The park was quite cold while I was there with temperatures dropping down to 28ºF (-2ºC). Campfires kept us warm, but sleeping definitely required proper gear. Every morning the water in my glass would be frozen as well as my olive oil….brrr
In the northern part of Montana hugging the Canadian border lies Glacier National Park. The park actually has a Canadian counterpart, and together they form Waterton-Glacier International Peace Park — a Northern Rockies gem. I have wanted to hike here for years under encouragement of my friend Hayley whose parents live in nearby Kalispell. Hayley’s engagement party was the perfect excuse to start an extended stay in the area.
I visited various parts of the park, some more touristy than others, and while everyone should (and will) visit the Going to the Sun Road, I was directed to the East side of the park by Hayley’s mom (and Glacier Park expert) Velinda for the prize hikes in the park. The longest and most beautiful hike I did was a double header totaling a breathtaking 16 miles. The trail I took — Iceberg lake and Ptarmigan Tunnel — takes the hiker along Glacial valleys, lakes, alpine meadows, and wildlife habitat home to Grizzly bears, Moose, Bald Eagles, Black Bear, Rocky Mountain Goats, Bighorn sheep, you name it. I did the hike in brand new shoes, resulting in my feet being out of commission for two weeks due to heavy blistering on my heels, making me wish I ‘had’ worn my Vibram five Fingers instead…

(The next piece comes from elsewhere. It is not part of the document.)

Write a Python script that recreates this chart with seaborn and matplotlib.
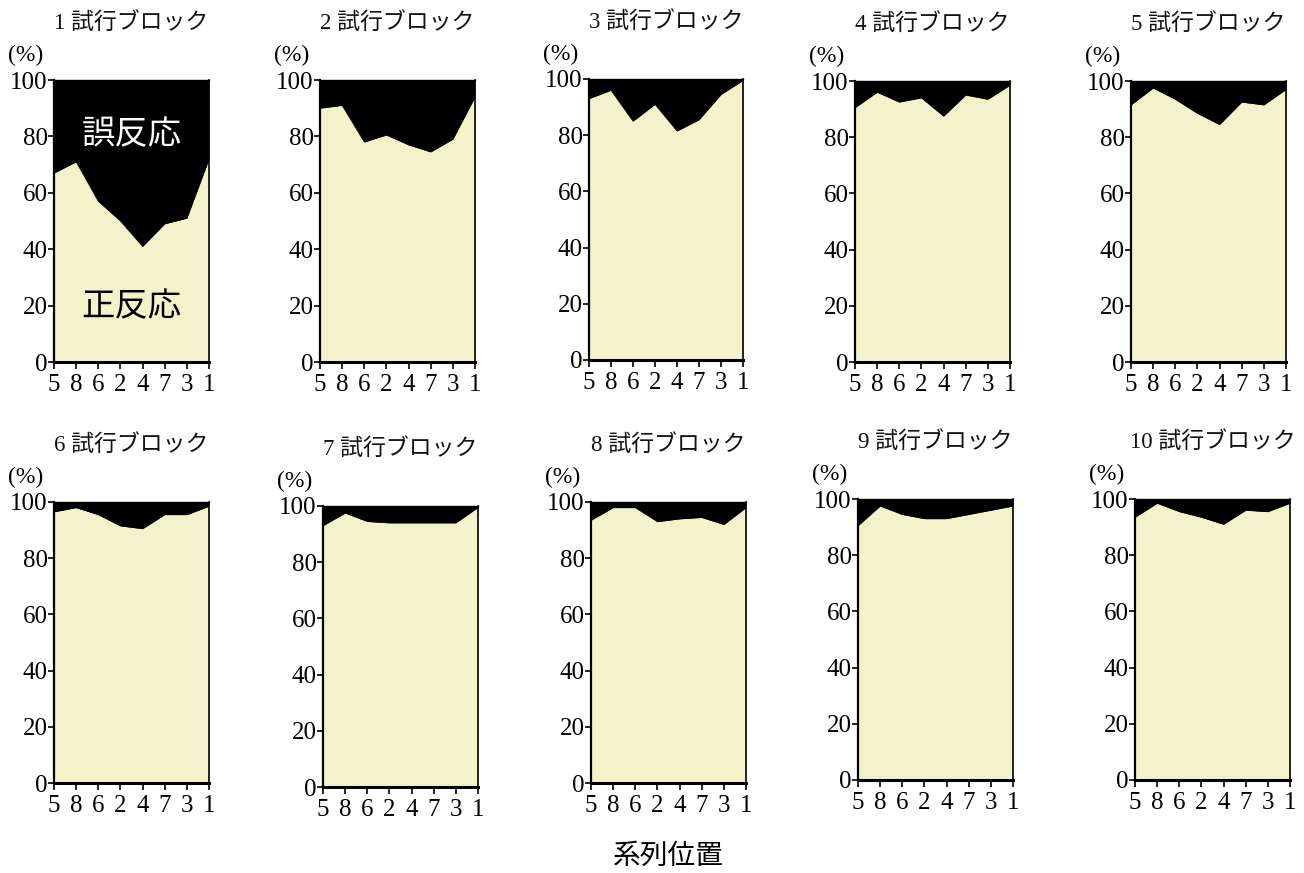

One of my more precious memories was paddling with the SUP board on Lake St. Mary following two Bald Eagles around, and later watching a large Black bear feed on some shrubs. Surrounded by this majestic landscape and wildlife it is hard not feel humbled and fortunate. There’s a gorgeous French film from the eighties with fantastic cinematography that was filmed in this area: L’Ours, or “The Bear”. Check it out. “The Crown of The Continent” moniker comes from the fact that Glacier feeds three major North American watersheds: The Columbia, The Missouri/Mississippi, and the Saskatchewan thereby contributing water to The Pacific Ocean, the Gulf of Mexico, and the Hudson Bay.